HeadlinesBriefing favicon HeadlinesBriefing.com

OpenAI Uncovers 18-Year-Old libunwind Bug Behind ChatGPT Crashes

OpenAI Blog •
×

OpenAI's ChatGPT data infrastructure relies on Rockset, a cloud-native search system written in C++ for performance. When mysterious crashes began corrupting return addresses and misaligning stack pointers, the team faced an unusual debugging challenge. These weren't typical segfault patterns - crashes occurred after functions returned to invalid addresses, suggesting something deeper than application code.

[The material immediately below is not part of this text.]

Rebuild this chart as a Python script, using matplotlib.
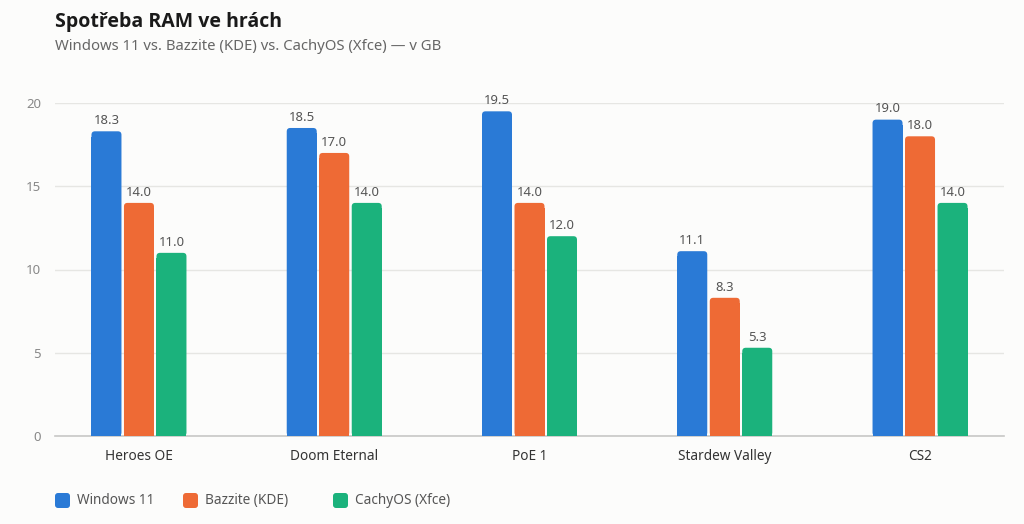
import matplotlib
matplotlib.use("Agg")
import matplotlib.pyplot as plt
from matplotlib.patches import FancyBboxPatch
from matplotlib import font_manager
import numpy as np

categories = ["Heroes OE", "Doom Eternal", "PoE 1", "Stardew Valley", "CS2"]
series_names = ["Windows 11", "Bazzite (KDE)", "CachyOS (Xfce)"]
windows11 = [18.3, 18.5, 19.5, 11.1, 19.0]
bazzite = [14.0, 17.0, 14.0, 8.3, 18.0]
cachyos = [11.0, 14.0, 12.0, 5.3, 14.0]
yticks = [0, 5, 10, 15, 20]
title = "Spotřeba RAM ve hrách"
subtitle = "Windows 11 vs. Bazzite (KDE) vs. CachyOS (Xfce) — v GB"

colors = ["#2a7ad6", "#ee6a35", "#1bb27c"]
bg = "#fcfcfb"

plt.rcParams['font.family'] = ['Noto Sans', 'DejaVu Sans']

# pick a family that has a real bold face for the title
bold_family = 'Noto Sans'
try:
    f = font_manager.findfont(font_manager.FontProperties(family='Noto Sans', weight='bold'),
                              fallback_to_default=False)
    if 'bold' not in f.lower():
        bold_family = 'Open Sans'
except Exception:
    bold_family = 'Open Sans'

W, H = 1024, 524
fig = plt.figure(figsize=(W / 100, H / 100), dpi=100, facecolor=bg)

left, right, bottom_px, top_px = 55, 1004, 436, 103
ax = fig.add_axes([left / W, (H - bottom_px) / H, (right - left) / W, (bottom_px - top_px) / H])
ax.set_facecolor(bg)

x = np.arange(len(categories))
xpad = 0.43
ax.set_xlim(-xpad, len(categories) - 1 + xpad)
ax.set_ylim(0, 20)

px_per_x = (right - left) / (len(categories) - 1 + 2 * xpad)
px_per_y = (bottom_px - top_px) / 20.0
bw = 30 / px_per_x
step = 32.5 / px_per_x
r_px = 3.5
aspect = (1 / px_per_y) / (1 / px_per_x)

for i, (vals, c) in enumerate(zip([windows11, bazzite, cachyos], colors)):
    bars = ax.bar(x + (i - 1) * step, vals, width=bw, color=c, alpha=0)
    for b, v in zip(bars, vals):
        bx, by, bwid, bh = b.get_x(), b.get_y(), b.get_width(), b.get_height()
        r = r_px / px_per_x
        ry = r_px / px_per_y
        p = FancyBboxPatch((bx, by), bwid, bh,
                           boxstyle=f"round,pad=0,rounding_size={r}",
                           mutation_aspect=aspect, facecolor=c,
                           edgecolor="none", zorder=3)
        ax.add_patch(p)
        ax.add_patch(plt.Rectangle((bx, by), bwid, max(bh - ry * 1.5, 0),
                                   facecolor=c, edgecolor="none", zorder=3))
        ax.annotate(f"{v:.1f}", (bx + bwid / 2, bh), xytext=(0, 3),
                    textcoords="offset points", ha="center", va="bottom",
                    fontsize=9.4, color="#555555", zorder=4, annotation_clip=False)

ax.set_yticks(yticks)
ax.set_yticklabels([str(t) for t in yticks])
ax.yaxis.grid(True, color="#e6e6e3", linewidth=1)
ax.set_axisbelow(True)
ax.set_xticks(x)
ax.set_xticklabels(categories)
ax.tick_params(axis="both", length=0)
ax.tick_params(axis="y", labelsize=9.5, labelcolor="#888888", pad=10)
ax.tick_params(axis="x", labelsize=9.8, labelcolor="#333333", pad=9)
for s in ["top", "right", "left"]:
    ax.spines[s].set_visible(False)
ax.spines["bottom"].set_color("#c8c8c6")
ax.spines["bottom"].set_linewidth(1.2)

ov = fig.add_axes([0, 0, 1, 1], facecolor="none")
ov.set_xlim(0, W)
ov.set_ylim(H, 0)
ov.axis("off")
ov.text(55, 22, title, fontsize=14, fontweight="bold", family=[bold_family, 'DejaVu Sans'],
        color="#1a1a1a", va="center", ha="left")
ov.text(55, 47, subtitle, fontsize=10.7, color="#666666", va="center", ha="left")

leg_x = [55, 183, 333]
for lx, name, c in zip(leg_x, series_names, colors):
    ov.add_patch(FancyBboxPatch((lx, 493), 15, 15, boxstyle="round,pad=0,rounding_size=3",
                                facecolor=c, edgecolor="none"))
    ov.text(lx + 22, 500.5, name, fontsize=9.8, color="#555555", va="center", ha="left")

fig.savefig("out.png", dpi=100, facecolor=bg)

The investigation started conventionally: examining individual core dumps to trace the corruption back through stack frames. However, Rockset's heavily inlined updateDocument method created an overwhelming search space. Application logs proved unreliable since stack traces themselves were corrupted, making classification impossible. Initial assumptions pointed to software issues, dismissing hardware bugs due to multi-region crash patterns.

After deeper analysis revealed small functions causing stack misalignment without any obvious code paths, the team shifted focus. They discovered two separate root causes: silent hardware corruption on an Azure host where CPU calculations failed, and an 18-year-old race condition in GNU libunwind that had gone unnoticed in this widely-used library.

The breakthrough came from treating crashes like epidemiological data rather than isolated incidents. By building comprehensive datasets of failure patterns, OpenAI identified correlations that individual core dump analysis missed. This approach highlights how modern AI infrastructure complexity demands systematic debugging methods beyond traditional techniques.